Task goal: Pictures in the records should not be copied, but every other part must be repeated exactly.

---- Dataset excerpts

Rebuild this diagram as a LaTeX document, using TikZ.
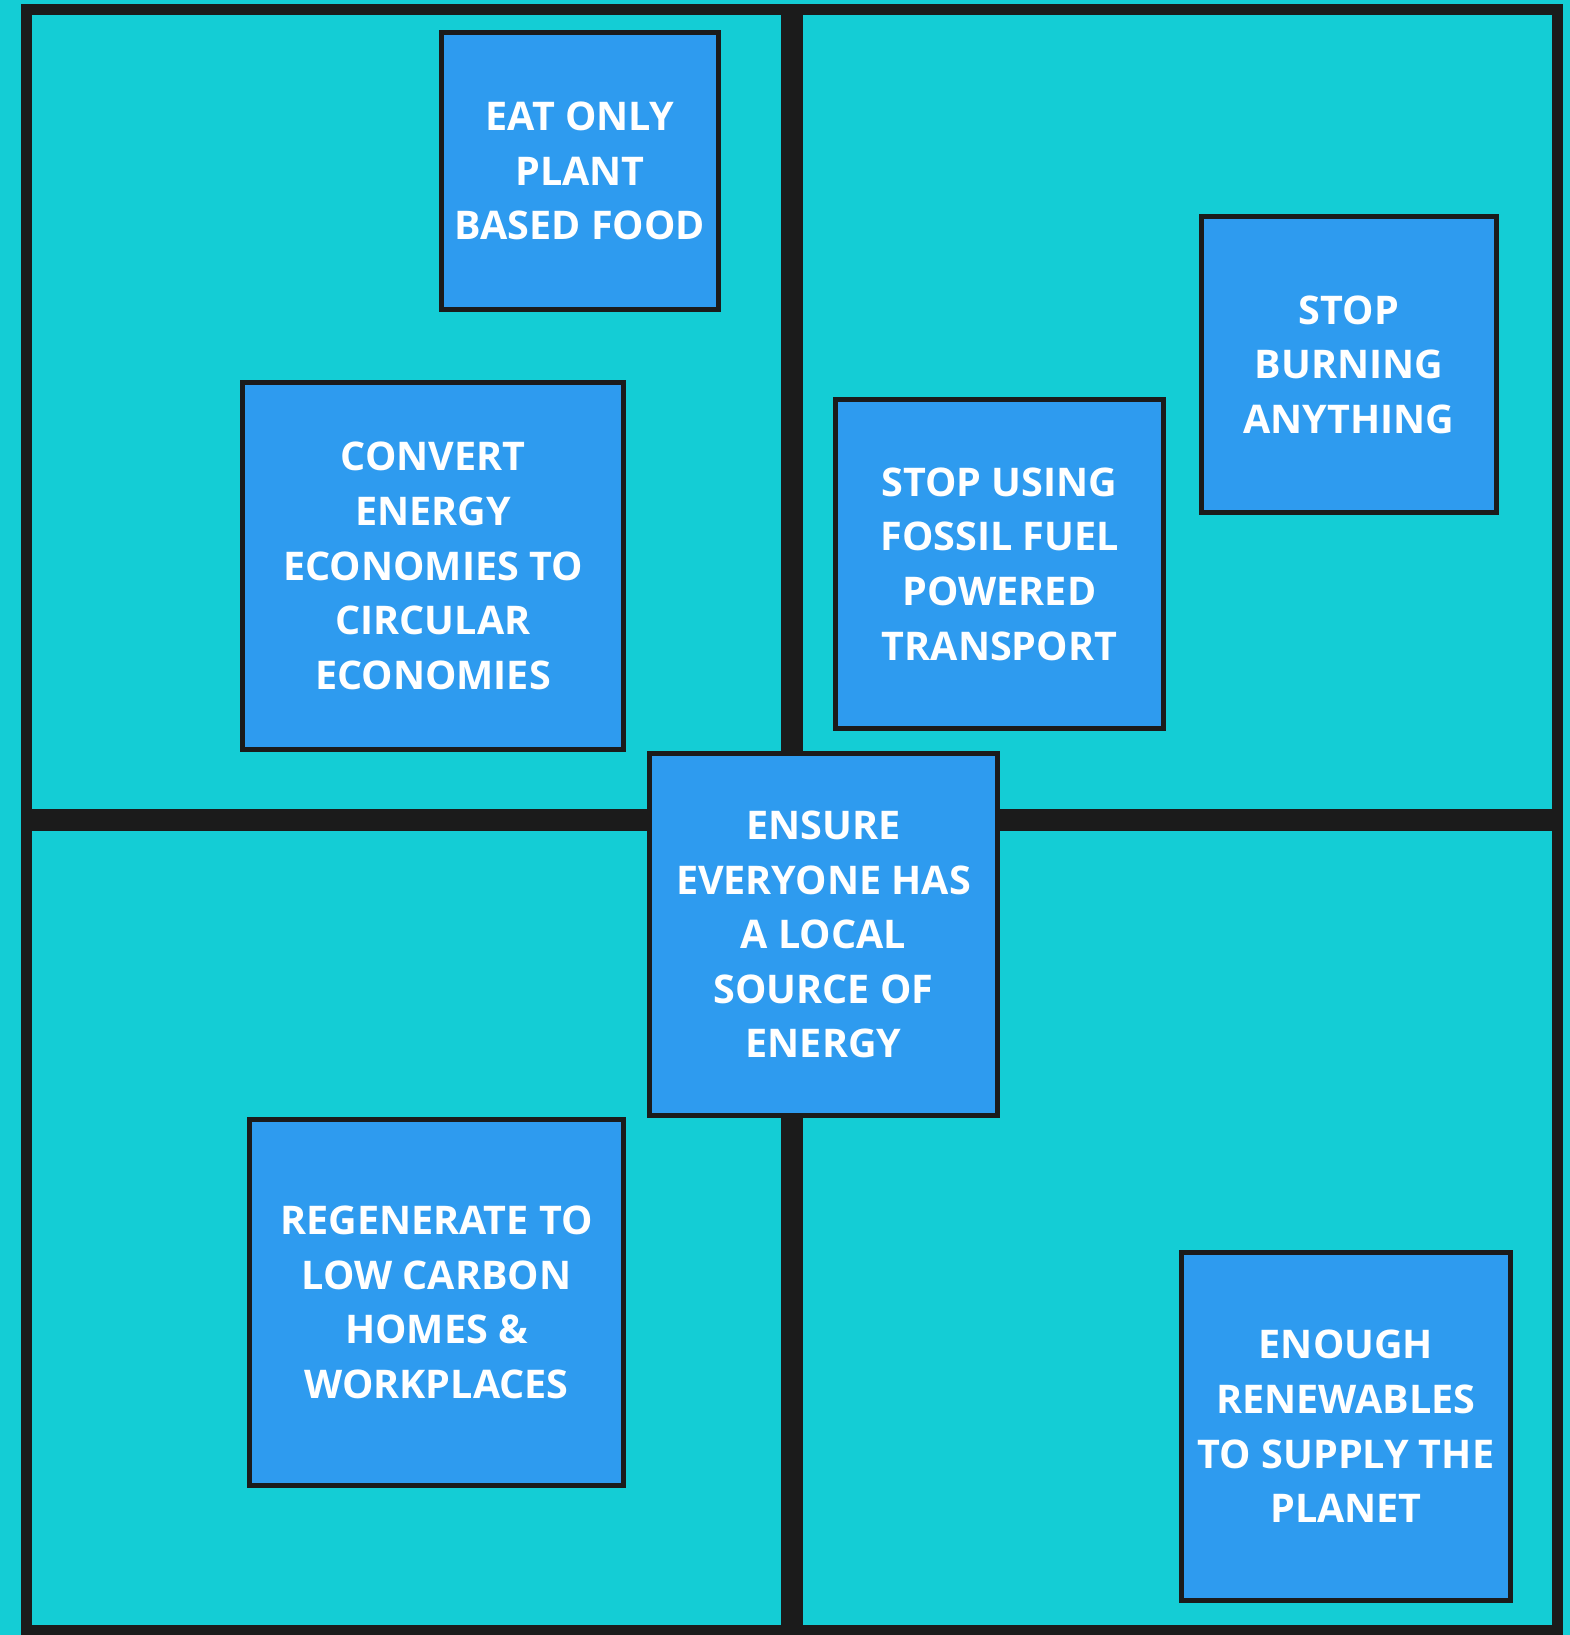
\documentclass[tikz,border=0pt]{standalone}
\usepackage{fontspec}
\setmainfont{Open Sans}
\definecolor{bg}{HTML}{14CDD5}
\definecolor{boxblue}{HTML}{2E9BEF}
\definecolor{ink}{HTML}{1B1B1B}
\begin{document}
\begin{tikzpicture}[x=1pt,y=-1pt,
  card/.style={draw=ink, fill=boxblue, line width=5pt, text=white,
    font=\fontsize{39.5}{54.6}\selectfont\bfseries, align=center, inner sep=0pt},
  divider/.style={draw=ink, line width=22pt},
  frame/.style={draw=ink, line width=11pt}]
\fill[bg] (0,0) rectangle (1570,1635);
\useasboundingbox (0,0) rectangle (1570,1635);
\coordinate (tl) at (26.5,9.5);
\coordinate (br) at (1557.5,1630.5);
\coordinate (vtop) at (792,9.5);
\coordinate (vbot) at (792,1630.5);
\coordinate (hl) at (26.5,820);
\coordinate (hr) at (1557.5,820);
\draw[frame] (tl) rectangle (br);
\draw[divider] (vtop) -- (vbot);
\draw[divider] (hl) -- (hr);
\node[card, minimum width=277pt, minimum height=277pt] (eat) at (580,171) {EAT ONLY\\PLANT\\BASED FOOD};
\node[card, minimum width=381pt, minimum height=367pt] (convert) at (433,566) {CONVERT\\ENERGY\\ECONOMIES TO\\CIRCULAR\\ECONOMIES};
\node[card, minimum width=328pt, minimum height=329pt] (fossil) at (999.5,564) {STOP USING\\FOSSIL FUEL\\POWERED\\TRANSPORT};
\node[card, minimum width=295pt, minimum height=296pt] (burn) at (1349,364.5) {STOP\\BURNING\\ANYTHING};
\node[card, minimum width=374pt, minimum height=366pt] (regen) at (436.5,1302.5) {REGENERATE TO\\LOW CARBON\\HOMES \&\\WORKPLACES};
\node[card, minimum width=329pt, minimum height=348pt] (enough) at (1346,1426.5) {ENOUGH\\RENEWABLES\\TO SUPPLY THE\\PLANET};
\node[card, minimum width=348pt, minimum height=362pt] (local) at (823.5,934.5) {ENSURE\\EVERYONE HAS\\A LOCAL\\SOURCE OF\\ENERGY};
\end{tikzpicture}
\end{document}
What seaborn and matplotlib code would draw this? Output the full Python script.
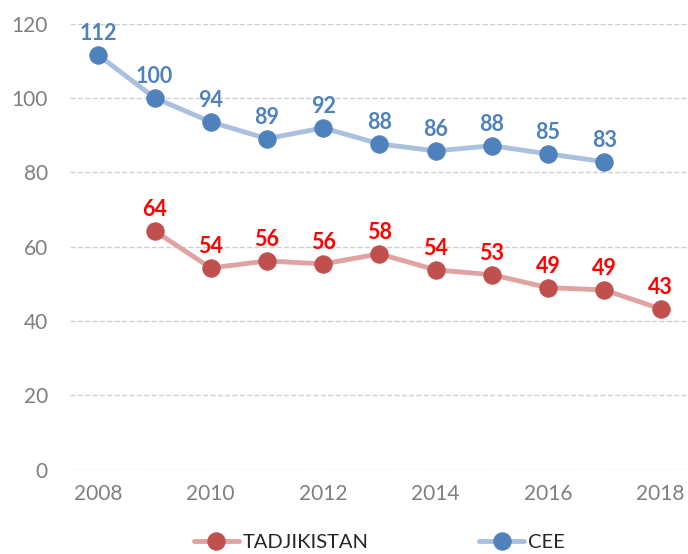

--------

Written response:
Rebuild this diagram as a LaTeX document, using TikZ.
\documentclass[tikz,border=0pt]{standalone}
\usepackage{fontspec}
\setmainfont{Open Sans}
\definecolor{bg}{HTML}{14CDD5}
\definecolor{boxblue}{HTML}{2E9BEF}
\definecolor{ink}{HTML}{1B1B1B}
\begin{document}
\begin{tikzpicture}[x=1pt,y=-1pt,
  card/.style={draw=ink, fill=boxblue, line width=5pt, text=white,
    font=\fontsize{39.5}{54.6}\selectfont\bfseries, align=center, inner sep=0pt},
  divider/.style={draw=ink, line width=22pt},
  frame/.style={draw=ink, line width=11pt}]
\fill[bg] (0,0) rectangle (1570,1635);
\useasboundingbox (0,0) rectangle (1570,1635);
\coordinate (tl) at (26.5,9.5);
\coordinate (br) at (1557.5,1630.5);
\coordinate (vtop) at (792,9.5);
\coordinate (vbot) at (792,1630.5);
\coordinate (hl) at (26.5,820);
\coordinate (hr) at (1557.5,820);
\draw[frame] (tl) rectangle (br);
\draw[divider] (vtop) -- (vbot);
\draw[divider] (hl) -- (hr);
\node[card, minimum width=277pt, minimum height=277pt] (eat) at (580,171) {EAT ONLY\\PLANT\\BASED FOOD};
\node[card, minimum width=381pt, minimum height=367pt] (convert) at (433,566) {CONVERT\\ENERGY\\ECONOMIES TO\\CIRCULAR\\ECONOMIES};
\node[card, minimum width=328pt, minimum height=329pt] (fossil) at (999.5,564) {STOP USING\\FOSSIL FUEL\\POWERED\\TRANSPORT};
\node[card, minimum width=295pt, minimum height=296pt] (burn) at (1349,364.5) {STOP\\BURNING\\ANYTHING};
\node[card, minimum width=374pt, minimum height=366pt] (regen) at (436.5,1302.5) {REGENERATE TO\\LOW CARBON\\HOMES \&\\WORKPLACES};
\node[card, minimum width=329pt, minimum height=348pt] (enough) at (1346,1426.5) {ENOUGH\\RENEWABLES\\TO SUPPLY THE\\PLANET};
\node[card, minimum width=348pt, minimum height=362pt] (local) at (823.5,934.5) {ENSURE\\EVERYONE HAS\\A LOCAL\\SOURCE OF\\ENERGY};
\end{tikzpicture}
\end{document}
What seaborn and matplotlib code would draw this? Output the full Python script.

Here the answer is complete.